■ **To do**: Begin at the first line of the data and copy each line through the one containing "q17_ticks = [0, 20, 40, 60, 80, 100, 120]", that line included, with no pictures.

■ **Given material**:

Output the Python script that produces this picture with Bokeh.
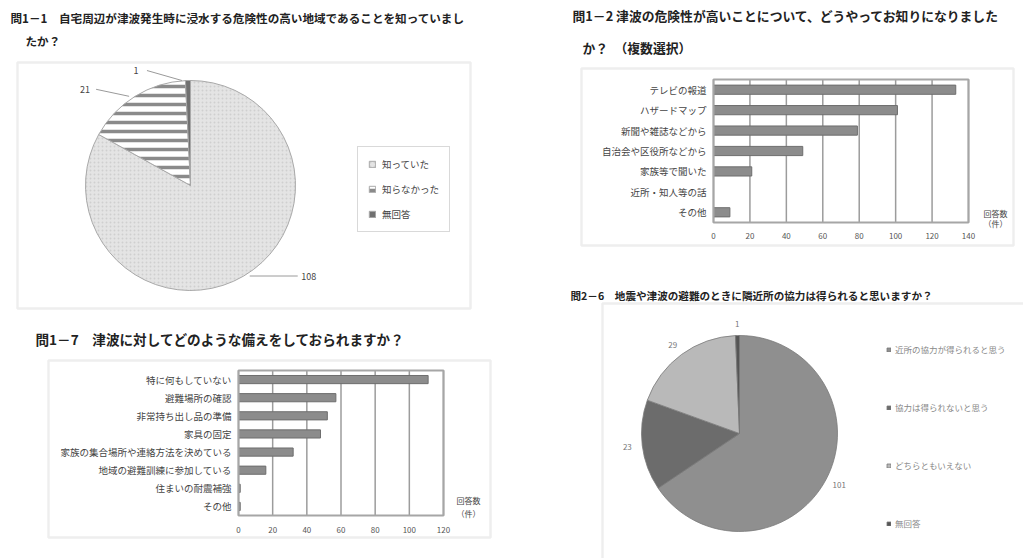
import math
from bokeh.plotting import figure
from bokeh.models import (Range1d, Label, BoxAnnotation, Legend, LegendItem, ColumnDataSource)
from bokeh.layouts import row, column
from bokeh.embed import file_html
from bokeh.resources import INLINE
from bokeh.core.properties import value

FONT = "Noto Sans CJK JP"

# ---------------- data ----------------
q11_title = ["問1－1　自宅周辺が津波発生時に浸水する危険性の高い地域であることを知っていまし",
             "たか？"]
q11_labels = ["知っていた", "知らなかった", "無回答"]
q11_values = [108, 21, 1]

q12_title = ["問1－2 津波の危険性が高いことについて、どうやってお知りになりました",
             "か？　（複数選択）"]
q12_categories = ["テレビの報道", "ハザードマップ", "新聞や雑誌などから", "自治会や区役所などから",
                  "家族等で聞いた", "近所・知人等の話", "その他"]
q12_values = [133, 101, 79, 49, 21, 0, 9]
q12_ticks = [0, 20, 40, 60, 80, 100, 120, 140]

q17_title = "問1－7　津波に対してどのような備えをしておられますか？"
q17_categories = ["特に何もしていない", "避難場所の確認", "非常持ち出し品の準備", "家具の固定",
                  "家族の集合場所や連絡方法を決めている", "地域の避難訓練に参加している",
                  "住まいの耐震補強", "その他"]
q17_values = [111, 57, 52, 48, 32, 16, 1, 1]
q17_ticks = [0, 20, 40, 60, 80, 100, 120]

q26_title = "問2－6　地震や津波の避難のときに隣近所の協力は得られると思いますか？"
q26_labels = ["近所の協力が得られると思う", "協力は得られないと思う", "どちらともいえない", "無回答"]
q26_values = [101, 23, 29, 1]

unit_label = ["回答数", "（件）"]


# ---------------- helpers ----------------
def pie_geometry(values):
    total = float(sum(values))
    starts, ends, mx, my = [], [], [], []
    c = 0.0
    for v in values:
        c0 = c / total
        c += v
        c1 = c / total
        starts.append(math.pi / 2 - 2 * math.pi * c1)
        ends.append(math.pi / 2 - 2 * math.pi * c0)
        mid = math.pi / 2 - math.pi * (c0 + c1)
        mx.append(math.cos(mid))
        my.append(math.sin(mid))
    return starts, ends, mx, my


def canvas_fig(W, H):
    # frame covers the whole figure; data units = pixels (y upwards)
    p = figure(width=W, height=H, x_range=Range1d(0, W), y_range=Range1d(0, H),
               output_backend="svg", toolbar_location=None, min_border=0,
               x_axis_location=None, y_axis_location=None, title=None)
    p.grid.grid_line_color = None
    p.grid.visible = False
    p.outline_line_color = None
    p.background_fill_color = "white"
    p.border_fill_color = "white"
    return p


def label(p, x, y, text, size="11px", bold=False, color="#222", align="left"):
    p.add_layout(Label(x=x, y=y, text=text, text_font=FONT, text_font_size=size,
                       text_font_style="bold" if bold else "normal",
                       text_color=color, text_align=align, text_baseline="middle"))


def box(p, left, right, top, bottom):
    p.add_layout(BoxAnnotation(left=left, right=right, top=top, bottom=bottom,
                               fill_color=None, line_color="#c6c6c6", line_width=2.5))


def bar_panel(W, H, area, cats, vals, ticks, cat_size, tick_size, tick_off):
    # area = (left, top, right, bottom) of the plot area in figure pixels (top-down)
    p = canvas_fig(W, H)
    x0, yt, x1, yb = area
    n = len(cats)
    xmax = ticks[-1]
    sub = p.subplot(x_source=Range1d(0, xmax), y_source=Range1d(0, n),
                    x_target=Range1d(x0, x1), y_target=Range1d(H - yb, H - yt))
    pos = [n - 0.5 - i for i in range(n)]  # first category at the top
    src = ColumnDataSource(dict(cat=cats, val=vals, pos=pos))
    sub.segment(x0=ticks, y0=0, x1=ticks, y1=n, line_color="#9c9c9c", line_width=1.5)
    sub.hbar(y="pos", left=0, right="val", height=0.45, fill_color="#8c8c8c",
             line_color="#6e6e6e", line_width=1, source=src)
    sub.quad(left=0, right=xmax, bottom=0, top=n, fill_color=None,
             line_color="#a6a6a6", line_width=2)
    sub.text(x=0, y="pos", text="cat", x_offset=-7, source=src, text_font=value(FONT),
             text_font_size=cat_size, text_color="#444", text_align="right",
             text_baseline="middle")
    sub.text(x=ticks, y=0, text=[str(t) for t in ticks], y_offset=tick_off,
             text_font=value(FONT), text_font_size=tick_size, text_color="#555",
             text_align="center", text_baseline="middle")
    return p


# ---------------- Q1-1 pie (top left) ----------------
W1, H1 = 540, 325
p1 = canvas_fig(W1, H1)
box(p1, 17, 470, H1 - 62, H1 - 308)
label(p1, 10, H1 - 17, q11_title[0], size="11.6px", bold=True)
label(p1, 25, H1 - 40, q11_title[1], size="11.6px", bold=True)

cx1, cy1, r1 = 190, H1 - 185, 105
s1, e1, mx1, my1 = pie_geometry(q11_values)
src1 = ColumnDataSource(dict(start=s1, end=e1,
                             color=["#e4e4e4", "#ffffff", "#707070"],
                             hatch=[".", "-", " "],
                             hcolor=["#cfcfcf", "#8a8a8a", "#707070"],
                             hscale=[4.0, 9.0, 4.0],
                             hweight=[1.0, 3.5, 1.0]))
w1 = p1.wedge(x=cx1, y=cy1, radius=r1, start_angle="start", end_angle="end",
              fill_color="color", hatch_pattern="hatch", hatch_color="hcolor",
              hatch_scale="hscale", hatch_weight="hweight",
              line_color="#a8a8a8", line_width=1, source=src1)

off1 = [(65, 0), (-50, -7), (-52, -10)]  # label offsets from slice edge (px)
ex = [cx1 + r1 * a for a in mx1]
ey = [cy1 + r1 * b for b in my1]
lx = [ex[i] + off1[i][0] for i in range(3)]
ly = [ey[i] - off1[i][1] for i in range(3)]
sg = [1 if off1[i][0] > 0 else -1 for i in range(3)]
p1.segment(x0=[ex[i] + 6 * sg[i] for i in range(3)], y0=ey,
           x1=[lx[i] - 11 * sg[i] for i in range(3)], y1=ly,
           line_color="#9a9a9a", line_width=1)
p1.text(x=lx, y=ly, text=[str(v) for v in q11_values], text_font=value(FONT),
        text_font_size="9px", text_color="#444", text_align="center", text_baseline="middle")

leg1 = Legend(items=[LegendItem(label=q11_labels[i], renderers=[w1], index=i) for i in range(3)],
              location=(357, H1 - 232), margin=0, padding=10, spacing=11,
              label_height=14, glyph_height=8, glyph_width=8, label_standoff=6,
              label_text_font=FONT, label_text_font_size="9.5px", label_text_color="#444",
              border_line_color="#b4b4b4", border_line_width=1.5,
              background_fill_color="white", background_fill_alpha=1)
p1.add_layout(leg1)

# ---------------- Q1-2 bars (top right) ----------------
W2, H2 = 483, 275
p2 = bar_panel(W2, H2, (173, 79, 428, 222), q12_categories, q12_values, q12_ticks,
               "9.5px", "8px", 13)
box(p2, 41, 473, H2 - 68, H2 - 245)
label(p2, 32, H2 - 15, q12_title[0], size="12.8px", bold=True)
label(p2, 42, H2 - 47, q12_title[1], size="12.8px", bold=True)
label(p2, 455, H2 - 213, unit_label[0], size="8px", color="#444", align="center")
label(p2, 455, H2 - 223, unit_label[1], size="8px", color="#444", align="center")

# ---------------- Q1-7 bars (bottom left) ----------------
W3, H3 = 540, 233
p3 = bar_panel(W3, H3, (238, 45, 443, 190), q17_categories, q17_values, q17_ticks,
               "9.5px", "8px", 14)
box(p3, 48, 490, H3 - 35, H3 - 212)
label(p3, 35, H3 - 13, q17_title, size="13.6px", bold=True)
label(p3, 468, H3 - 175, unit_label[0], size="8px", color="#444", align="center")
label(p3, 468, H3 - 188, unit_label[1], size="8px", color="#444", align="center")

# ---------------- Q2-6 pie (bottom right) ----------------
W4, H4 = 483, 283
p4 = canvas_fig(W4, H4)
box(p4, 62, 495, H4 - 28, -10)
label(p4, 30, H4 - 20, q26_title, size="10.6px", bold=True)

cx4, cy4, r4 = 199, H4 - 158, 98
s4, e4, mx4, my4 = pie_geometry(q26_values)
src4 = ColumnDataSource(dict(start=s4, end=e4,
                             color=["#8f8f8f", "#6c6c6c", "#b9b9b9", "#555555"]))
w4 = p4.wedge(x=cx4, y=cy4, radius=r4, start_angle="start", end_angle="end",
              fill_color="color", line_color="#7a7a7a", line_width=0.8, source=src4)
p4.text(x=[cx4 + (r4 + 15) * a for a in mx4], y=[cy4 + (r4 + 12) * b for b in my4],
        text=[str(v) for v in q26_values], text_font=value(FONT), text_font_size="8px",
        text_color="#777", text_align="center", text_baseline="middle")

leg4 = Legend(items=[LegendItem(label=q26_labels[i], renderers=[w4], index=i) for i in range(4)],
              location=(346, H4 - 255), margin=0, padding=0, spacing=44,
              label_height=14, glyph_height=5, glyph_width=5, label_standoff=4,
              label_text_font=FONT, label_text_font_size="8.5px", label_text_color="#888",
              border_line_color=None, background_fill_alpha=0)
p4.add_layout(leg4)

layout = row(column(p1, p3), column(p2, p4))
open("out.html", "w").write(file_html(layout, INLINE))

■ **Answer to the exercise**:
Output the Python script that produces this picture with Bokeh.
import math
from bokeh.plotting import figure
from bokeh.models import (Range1d, Label, BoxAnnotation, Legend, LegendItem, ColumnDataSource)
from bokeh.layouts import row, column
from bokeh.embed import file_html
from bokeh.resources import INLINE
from bokeh.core.properties import value

FONT = "Noto Sans CJK JP"

# ---------------- data ----------------
q11_title = ["問1－1　自宅周辺が津波発生時に浸水する危険性の高い地域であることを知っていまし",
             "たか？"]
q11_labels = ["知っていた", "知らなかった", "無回答"]
q11_values = [108, 21, 1]

q12_title = ["問1－2 津波の危険性が高いことについて、どうやってお知りになりました",
             "か？　（複数選択）"]
q12_categories = ["テレビの報道", "ハザードマップ", "新聞や雑誌などから", "自治会や区役所などから",
                  "家族等で聞いた", "近所・知人等の話", "その他"]
q12_values = [133, 101, 79, 49, 21, 0, 9]
q12_ticks = [0, 20, 40, 60, 80, 100, 120, 140]

q17_title = "問1－7　津波に対してどのような備えをしておられますか？"
q17_categories = ["特に何もしていない", "避難場所の確認", "非常持ち出し品の準備", "家具の固定",
                  "家族の集合場所や連絡方法を決めている", "地域の避難訓練に参加している",
                  "住まいの耐震補強", "その他"]
q17_values = [111, 57, 52, 48, 32, 16, 1, 1]
q17_ticks = [0, 20, 40, 60, 80, 100, 120]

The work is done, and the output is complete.